Even before you reach the end of the book, it's apparent that this is only the first installment in what is intended to be a series of Livy Nash mysteries... and I for one can't wait for the second.
We first meet Livy as a borderline alcoholic Lancashire lass working a dispiriting proof-reading job at a down-market women's magazine in immediately post-war London... shades of AJ Pearce's "Dear Mrs Bird." Slowly, however, Livy's wartime service, working for Britain's espionage network, comes into view, with the flashbacks only accelerating as she is invited to meet the mysterious Mr Fleming, an editor at a considerably more prestigious publication. And from there... no, no more spoilers.
Suffice, however, to say, if you like your spy novels flavored with excellent period detail, hardbitten agents, international intrigue, and lashings of revenge, "Spitfire"... Livy' nickname, bestowed in tribute to the fighter plane of the same name... will more than measure up.
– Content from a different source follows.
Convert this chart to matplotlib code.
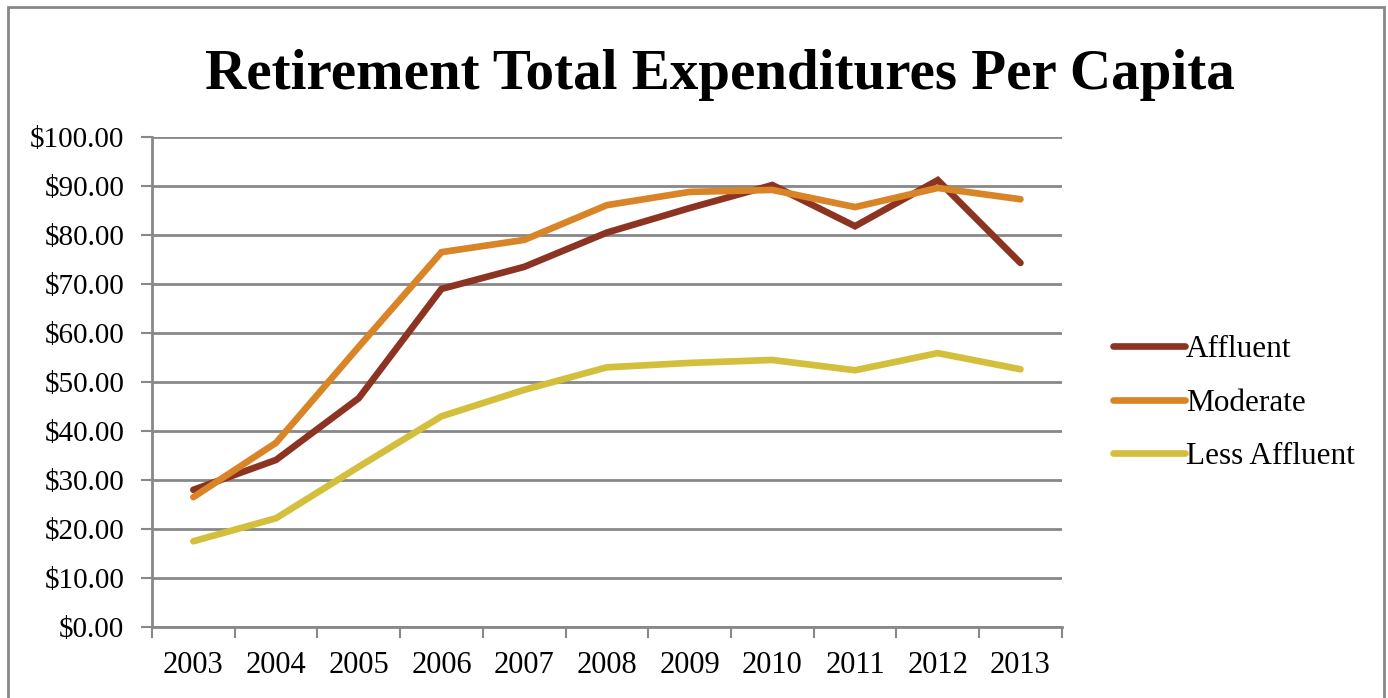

Well-realized characters occupy well-wrought situations; the action and intrigue are all but non-stop, the London and Parisian settings are delightful, and there's probably half a dozen twists that you probably won't have spotted coming from a mile off.
In fact, if one has to pinpoint one flaw in the entire book, you'll find it in chapter seven, where Livy discovers a "black canister about the width of a fifty pence." It's an interesting observation, bearing in mind that the country's first decimal coinage, the 50p included, did not make a bow until 1968. But it's also the kind of error that could as easily have been inserted by a well-meaning copy-editor as the author, so we'll skip blithely over it and hope for that little bit more care next time.
Because otherwise, "Spitfire" is a veritable hurricane of excitement.